When it does, there will be an ambitious demand for wood.
But because of uncompetitive taxes, too many regulations, anti-development policies and depleting human capital, companies won’t be able to buy from Ontario. By the time the housing sector is on the rise, our resource industries will be on the way out.
This is unacceptable. We can’t afford to miss these opportunities. And it doesn’t have to be this way. Ontario has always been number one.

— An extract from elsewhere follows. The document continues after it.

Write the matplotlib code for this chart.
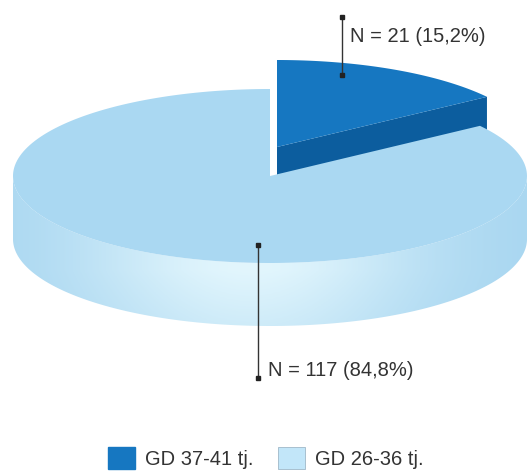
import numpy as np
import matplotlib.pyplot as plt
from matplotlib.patches import Polygon, Patch
from matplotlib.colors import to_rgb

plt.rcParams['font.family'] = ['Liberation Sans', 'DejaVu Sans']

# Données
labels = ['GD 37-41 tj.', 'GD 26-36 tj.']
counts = [21, 117]
pcts = [15.2, 84.8]

# Couleurs
dark_top = '#1677c1'
dark_side = '#0c5d9e'
light_top = '#aad8f2'
light_edge = '#a6d5f0'
light_hi = '#e2f6fd'
legend_light = '#c2e6f9'

fig = plt.figure(figsize=(5.32, 4.71), dpi=100)
ax = fig.add_axes([0, 0, 1, 1])
ax.set_xlim(0, 532)
ax.set_ylim(471, 0)
ax.axis('off')

# Géométrie du camembert 3D (en pixels)
cx, cy, rx, ry, depth = 270, 176, 257, 87, 63
explode = (7, -29)


def arc(a1, a2, ox=0, oy=0, dz=0, n=200):
    t = np.radians(np.linspace(a1, a2, n))
    return np.column_stack([cx + ox + rx * np.cos(t), cy + oy - ry * np.sin(t) + dz])


spans = 360 * np.array(counts) / sum(counts)
start = 90

# Tranche foncée (détachée)
a0, a1 = start - spans[0], start
ox, oy = explode
apex = np.array([cx + ox, cy + oy])
rim = arc(a0, a0, ox, oy)[0]
cut = np.array([apex, rim, rim + [0, depth], apex + [0, depth]])
ax.add_patch(Polygon(cut, closed=True, fc=dark_side, ec='none', zorder=1))
top = np.vstack([apex, arc(a0, a1, ox, oy)])
ax.add_patch(Polygon(top, closed=True, fc=dark_top, ec='none', zorder=2))

# Tranche claire : paroi avant avec dégradé
b0, b1 = start, start + spans[1]
w0, w1 = max(b0, 180), min(b1, 360)
side = np.vstack([arc(w0, w1), arc(w1, w0, dz=depth)])
side_patch = Polygon(side, closed=True, fc='none', ec='none', zorder=3)
ax.add_patch(side_patch)
xs = np.linspace(0, 532, 300)
ys = np.linspace(0, 471, 200)
X, Y = np.meshgrid(xs, ys)
f = np.exp(-((X - 250) / 170) ** 2) * (1 - 0.35 * np.clip((Y - 270) / 60, 0, 1))
c_edge = np.array(to_rgb(light_edge))
c_hi = np.array(to_rgb(light_hi))
img = c_edge + f[..., None] * (c_hi - c_edge)
im = ax.imshow(img, extent=(0, 532, 471, 0), zorder=3, aspect='auto')
im.set_clip_path(side_patch)
ax.set_xlim(0, 532)
ax.set_ylim(471, 0)

top2 = np.vstack([[cx, cy], arc(b0, b1)])
ax.add_patch(Polygon(top2, closed=True, fc=light_top, ec='none', zorder=4))

# Étiquettes
ann = [((342, 75), (342, 17), (350, 36)), ((258, 245), (258, 378), (268, 370))]
for i, (p_in, p_out, p_txt) in enumerate(ann):
    ax.plot([p_in[0], p_out[0]], [p_in[1], p_out[1]], color='#333333', lw=1, zorder=6)
    ax.plot([p_in[0], p_out[0]], [p_in[1], p_out[1]], 's', color='#222222', ms=3.5, zorder=6)
    ax.text(p_txt[0], p_txt[1], f'N = {counts[i]} ({pcts[i]:.1f}%)'.replace('.', ','),
            fontsize=14.5, color='#333333', va='center', ha='left', zorder=6)

# Légende
handles = [Patch(fc=dark_top, ec=dark_top), Patch(fc=legend_light, ec='#9fb8c8', lw=0.6)]
ax.legend(handles, labels, loc='center', bbox_to_anchor=(0.5, 0.028), ncol=2, frameon=False,
          fontsize=14.5, handlelength=1.35, handleheight=1.35, handletextpad=0.5,
          columnspacing=1.2, labelcolor='#333333')

plt.savefig('out.png', dpi=100)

We should be number one.
And with lower taxes, fewer regulations and red tape, coupled with a large, diversified and talented, skilled workforce – we will be number one again.
Northern Ontario businesses face unique challenges and pressures, but this region has extraordinary and exciting potential.
The plan I outlined today is designed to get Northern Ontario working again.
These are responsible ideas that will create new jobs now and long-term employment in the future. They make full use of the North’s skills and natural resources and will retain more wealth in this region. We know this because we met with and listened to people like you.
Ontario has its first minority parliament since 1977. The McGuinty Liberals no longer rule you with an iron fist.
Help hold the Southern Ontario special interests accountable.
Our ideas can get passed. They can become a reality.
Write, call, email and visit your MPP.
Tell them they need to listen. Tell them to take part in our plan that unlocks the potential that you see right here at home.
And if they won’t do it, we will.
It’s time for Queens Park to take a different approach. I believe that before we pass any legislation that affects the North we need to consider three questions:
Does it originate in the North?
Does it protect the Northern way of life?
Does it keep wealth in the North?
Only if the answer is yes to all three should we pass any legislation for Norther Ontario.
Because enough is enough. It’s time to get the North working again.